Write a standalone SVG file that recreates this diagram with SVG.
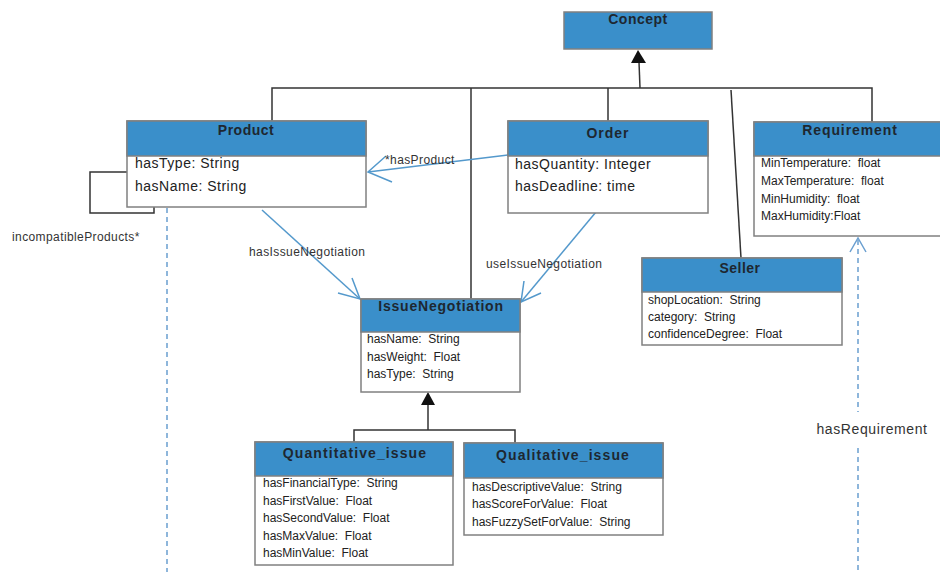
<svg xmlns="http://www.w3.org/2000/svg" width="940" height="572" viewBox="0 0 940 572">
<defs>
<style>
.box{fill:#ffffff;stroke:#808080;stroke-width:1.5}
.hdr{fill:#3a8fca;stroke:#808080;stroke-width:1.5}
.title{font-family:"Liberation Sans",Arial,sans-serif;font-weight:bold;font-size:14px;fill:#1e2730;text-anchor:middle;letter-spacing:0.5px}
.attr{font-family:"Liberation Sans",Arial,sans-serif;font-size:14px;fill:#222;letter-spacing:0.5px}
.sattr{font-family:"Liberation Sans",Arial,sans-serif;font-size:12px;fill:#222;white-space:pre}
.lbl{font-family:"Liberation Sans",Arial,sans-serif;font-size:12px;fill:#333;letter-spacing:0.4px}
.gen{fill:none;stroke:#333;stroke-width:1.5}
.assoc{fill:none;stroke:#5499cc;stroke-width:1.5}
.dash{fill:none;stroke:#6a9fd0;stroke-width:1.5;stroke-dasharray:5,4}
</style>
</defs>
<rect width="940" height="572" fill="#ffffff"/>

<g id="connectors">
  <polyline class="gen" points="272,122 272,88 872,88 872,122"/>
  <line class="gen" x1="471" y1="88" x2="471" y2="300"/>
  <line class="gen" x1="608" y1="88" x2="608" y2="122"/>
  <line class="gen" x1="731" y1="90" x2="741" y2="258"/>
  <line class="gen" x1="640" y1="88" x2="639" y2="62"/>
  <polygon points="638,50 631,63 646,63" fill="#111"/>
  <polyline class="gen" points="354,442 354,430 515,430 515,443"/>
  <line class="gen" x1="428" y1="430" x2="428" y2="405"/>
  <polygon points="428,392 421,405 435,405" fill="#111"/>
  <polyline class="gen" points="127,172 90,172 90,213 154,213 154,207"/>
  <text class="lbl" x="12" y="241">incompatibleProducts*</text>
  <line class="assoc" x1="508" y1="155" x2="368" y2="172"/>
  <polyline class="assoc" points="386,156 368,172 392,182"/>
  <text class="lbl" x="385" y="164">*hasProduct</text>
  <line class="assoc" x1="262" y1="210" x2="360" y2="299"/>
  <polyline class="assoc" points="352,278 360,299 338,293"/>
  <text class="lbl" x="249" y="256">hasIssueNegotiation</text>
  <line class="assoc" x1="596" y1="212" x2="521" y2="302"/>
  <polyline class="assoc" points="524,281 521,302 541,293"/>
  <text class="lbl" x="486" y="268">useIssueNegotiation</text>
  <line class="dash" x1="167" y1="208" x2="167" y2="572"/>
  <line class="dash" x1="858" y1="240" x2="858" y2="412"/>
  <line class="dash" x1="858" y1="448" x2="858" y2="572"/>
  <polyline class="assoc" points="850,252 858,238 866,252" style="stroke:#6a9fd0"/>
  <text x="872" y="434" style="font-family:'Liberation Sans',Arial,sans-serif;font-size:14px;letter-spacing:0.6px;fill:#333;text-anchor:middle">hasRequirement</text>
</g>

<g id="Concept">
  <rect class="hdr" x="564" y="12" width="148" height="37"/>
  <text class="title" x="638" y="24">Concept</text>
</g>

<g id="Product">
  <rect class="box" x="127" y="121" width="239" height="86"/>
  <rect class="hdr" x="127" y="121" width="239" height="35"/>
  <text class="title" x="246" y="135">Product</text>
  <text class="attr" x="135" y="168">hasType: String</text>
  <text class="attr" x="135" y="191">hasName: String</text>
</g>

<g id="Order">
  <rect class="box" x="508" y="121" width="200" height="92"/>
  <rect class="hdr" x="508" y="121" width="200" height="35"/>
  <text class="title" x="608" y="138" style="letter-spacing:1px">Order</text>
  <text class="attr" x="515" y="169">hasQuantity: Integer</text>
  <text class="attr" x="515" y="191">hasDeadline: time</text>
</g>

<g id="Requirement">
  <rect class="box" x="754" y="122" width="190" height="114"/>
  <rect class="hdr" x="754" y="122" width="190" height="34"/>
  <text class="title" x="850" y="135" style="letter-spacing:0.9px">Requirement</text>
  <text class="sattr" x="761" y="167">MinTemperature:  float</text>
  <text class="sattr" x="761" y="185">MaxTemperature:  float</text>
  <text class="sattr" x="761" y="203">MinHumidity:  float</text>
  <text class="sattr" x="761" y="220">MaxHumidity:Float</text>
</g>

<g id="Seller">
  <rect class="box" x="642" y="258" width="200" height="87"/>
  <rect class="hdr" x="642" y="258" width="200" height="34"/>
  <text class="title" x="740" y="273">Seller</text>
  <text class="sattr" x="648" y="304">shopLocation:  String</text>
  <text class="sattr" x="648" y="321">category:  String</text>
  <text class="sattr" x="648" y="338">confidenceDegree:  Float</text>
</g>

<g id="IssueNegotiation">
  <rect class="box" x="361" y="299" width="159" height="93"/>
  <rect class="hdr" x="361" y="299" width="159" height="33"/>
  <text class="title" x="441" y="311" style="letter-spacing:0.8px">IssueNegotiation</text>
  <text class="sattr" x="367" y="343">hasName:  String</text>
  <text class="sattr" x="367" y="361">hasWeight:  Float</text>
  <text class="sattr" x="367" y="378">hasType:  String</text>
</g>

<g id="Quantitative_issue">
  <rect class="box" x="255" y="442" width="198" height="123"/>
  <rect class="hdr" x="255" y="442" width="198" height="34"/>
  <text class="title" x="355" y="458" style="letter-spacing:1.1px">Quantitative_issue</text>
  <text class="sattr" x="263" y="487">hasFinancialType:  String</text>
  <text class="sattr" x="263" y="505">hasFirstValue:  Float</text>
  <text class="sattr" x="263" y="522">hasSecondValue:  Float</text>
  <text class="sattr" x="263" y="540">hasMaxValue:  Float</text>
  <text class="sattr" x="263" y="557">hasMinValue:  Float</text>
</g>

<g id="Qualitative_issue">
  <rect class="box" x="464" y="443" width="199" height="92"/>
  <rect class="hdr" x="464" y="443" width="199" height="35"/>
  <text class="title" x="563" y="460" style="letter-spacing:1.1px">Qualitative_issue</text>
  <text class="sattr" x="472" y="491">hasDescriptiveValue:  String</text>
  <text class="sattr" x="472" y="508">hasScoreForValue:  Float</text>
  <text class="sattr" x="472" y="526">hasFuzzySetForValue:  String</text>
</g>
</svg>
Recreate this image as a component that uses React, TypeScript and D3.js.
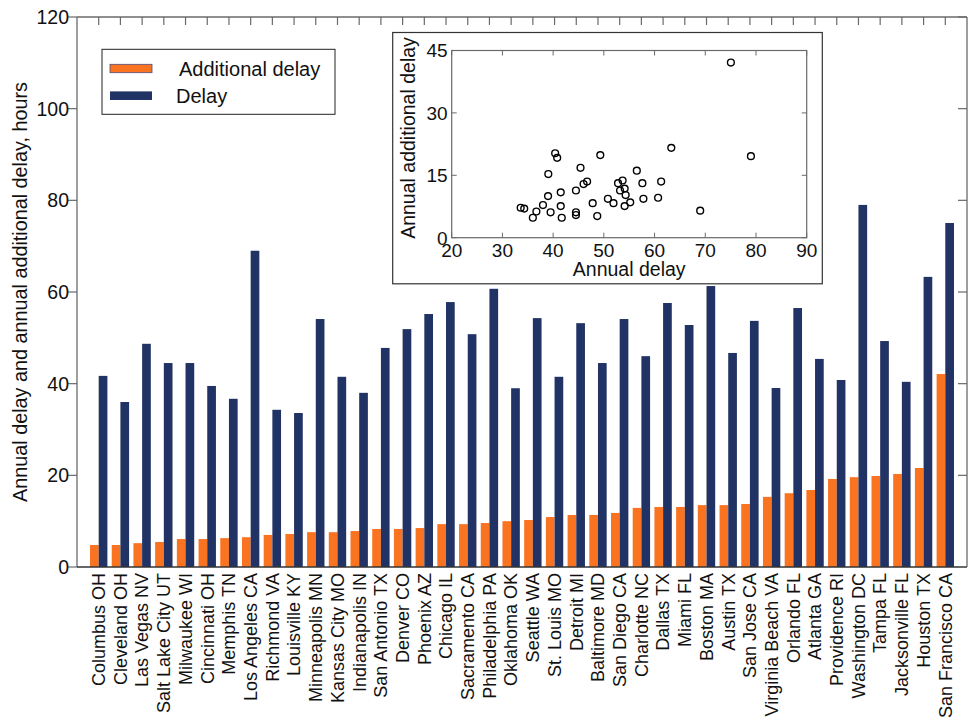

* PROBLEM DESCRIPTION *
Write out the material above again, word for word, minus its pictures.

* COMPLETED EXERCISE *
Write a standalone SVG file that recreates this diagram with SVG.
<svg xmlns="http://www.w3.org/2000/svg" width="940" height="572" viewBox="0 0 940 572">
<defs>
<style>
.box{fill:#ffffff;stroke:#808080;stroke-width:1.5}
.hdr{fill:#3a8fca;stroke:#808080;stroke-width:1.5}
.title{font-family:"Liberation Sans",Arial,sans-serif;font-weight:bold;font-size:14px;fill:#1e2730;text-anchor:middle;letter-spacing:0.5px}
.attr{font-family:"Liberation Sans",Arial,sans-serif;font-size:14px;fill:#222;letter-spacing:0.5px}
.sattr{font-family:"Liberation Sans",Arial,sans-serif;font-size:12px;fill:#222;white-space:pre}
.lbl{font-family:"Liberation Sans",Arial,sans-serif;font-size:12px;fill:#333;letter-spacing:0.4px}
.gen{fill:none;stroke:#333;stroke-width:1.5}
.assoc{fill:none;stroke:#5499cc;stroke-width:1.5}
.dash{fill:none;stroke:#6a9fd0;stroke-width:1.5;stroke-dasharray:5,4}
</style>
</defs>
<rect width="940" height="572" fill="#ffffff"/>

<g id="connectors">
  <polyline class="gen" points="272,122 272,88 872,88 872,122"/>
  <line class="gen" x1="471" y1="88" x2="471" y2="300"/>
  <line class="gen" x1="608" y1="88" x2="608" y2="122"/>
  <line class="gen" x1="731" y1="90" x2="741" y2="258"/>
  <line class="gen" x1="640" y1="88" x2="639" y2="62"/>
  <polygon points="638,50 631,63 646,63" fill="#111"/>
  <polyline class="gen" points="354,442 354,430 515,430 515,443"/>
  <line class="gen" x1="428" y1="430" x2="428" y2="405"/>
  <polygon points="428,392 421,405 435,405" fill="#111"/>
  <polyline class="gen" points="127,172 90,172 90,213 154,213 154,207"/>
  <text class="lbl" x="12" y="241">incompatibleProducts*</text>
  <line class="assoc" x1="508" y1="155" x2="368" y2="172"/>
  <polyline class="assoc" points="386,156 368,172 392,182"/>
  <text class="lbl" x="385" y="164">*hasProduct</text>
  <line class="assoc" x1="262" y1="210" x2="360" y2="299"/>
  <polyline class="assoc" points="352,278 360,299 338,293"/>
  <text class="lbl" x="249" y="256">hasIssueNegotiation</text>
  <line class="assoc" x1="596" y1="212" x2="521" y2="302"/>
  <polyline class="assoc" points="524,281 521,302 541,293"/>
  <text class="lbl" x="486" y="268">useIssueNegotiation</text>
  <line class="dash" x1="167" y1="208" x2="167" y2="572"/>
  <line class="dash" x1="858" y1="240" x2="858" y2="412"/>
  <line class="dash" x1="858" y1="448" x2="858" y2="572"/>
  <polyline class="assoc" points="850,252 858,238 866,252" style="stroke:#6a9fd0"/>
  <text x="872" y="434" style="font-family:'Liberation Sans',Arial,sans-serif;font-size:14px;letter-spacing:0.6px;fill:#333;text-anchor:middle">hasRequirement</text>
</g>

<g id="Concept">
  <rect class="hdr" x="564" y="12" width="148" height="37"/>
  <text class="title" x="638" y="24">Concept</text>
</g>

<g id="Product">
  <rect class="box" x="127" y="121" width="239" height="86"/>
  <rect class="hdr" x="127" y="121" width="239" height="35"/>
  <text class="title" x="246" y="135">Product</text>
  <text class="attr" x="135" y="168">hasType: String</text>
  <text class="attr" x="135" y="191">hasName: String</text>
</g>

<g id="Order">
  <rect class="box" x="508" y="121" width="200" height="92"/>
  <rect class="hdr" x="508" y="121" width="200" height="35"/>
  <text class="title" x="608" y="138" style="letter-spacing:1px">Order</text>
  <text class="attr" x="515" y="169">hasQuantity: Integer</text>
  <text class="attr" x="515" y="191">hasDeadline: time</text>
</g>

<g id="Requirement">
  <rect class="box" x="754" y="122" width="190" height="114"/>
  <rect class="hdr" x="754" y="122" width="190" height="34"/>
  <text class="title" x="850" y="135" style="letter-spacing:0.9px">Requirement</text>
  <text class="sattr" x="761" y="167">MinTemperature:  float</text>
  <text class="sattr" x="761" y="185">MaxTemperature:  float</text>
  <text class="sattr" x="761" y="203">MinHumidity:  float</text>
  <text class="sattr" x="761" y="220">MaxHumidity:Float</text>
</g>

<g id="Seller">
  <rect class="box" x="642" y="258" width="200" height="87"/>
  <rect class="hdr" x="642" y="258" width="200" height="34"/>
  <text class="title" x="740" y="273">Seller</text>
  <text class="sattr" x="648" y="304">shopLocation:  String</text>
  <text class="sattr" x="648" y="321">category:  String</text>
  <text class="sattr" x="648" y="338">confidenceDegree:  Float</text>
</g>

<g id="IssueNegotiation">
  <rect class="box" x="361" y="299" width="159" height="93"/>
  <rect class="hdr" x="361" y="299" width="159" height="33"/>
  <text class="title" x="441" y="311" style="letter-spacing:0.8px">IssueNegotiation</text>
  <text class="sattr" x="367" y="343">hasName:  String</text>
  <text class="sattr" x="367" y="361">hasWeight:  Float</text>
  <text class="sattr" x="367" y="378">hasType:  String</text>
</g>

<g id="Quantitative_issue">
  <rect class="box" x="255" y="442" width="198" height="123"/>
  <rect class="hdr" x="255" y="442" width="198" height="34"/>
  <text class="title" x="355" y="458" style="letter-spacing:1.1px">Quantitative_issue</text>
  <text class="sattr" x="263" y="487">hasFinancialType:  String</text>
  <text class="sattr" x="263" y="505">hasFirstValue:  Float</text>
  <text class="sattr" x="263" y="522">hasSecondValue:  Float</text>
  <text class="sattr" x="263" y="540">hasMaxValue:  Float</text>
  <text class="sattr" x="263" y="557">hasMinValue:  Float</text>
</g>

<g id="Qualitative_issue">
  <rect class="box" x="464" y="443" width="199" height="92"/>
  <rect class="hdr" x="464" y="443" width="199" height="35"/>
  <text class="title" x="563" y="460" style="letter-spacing:1.1px">Qualitative_issue</text>
  <text class="sattr" x="472" y="491">hasDescriptiveValue:  String</text>
  <text class="sattr" x="472" y="508">hasScoreForValue:  Float</text>
  <text class="sattr" x="472" y="526">hasFuzzySetForValue:  String</text>
</g>
</svg>
Recreate this image as a component that uses React, TypeScript and D3.js.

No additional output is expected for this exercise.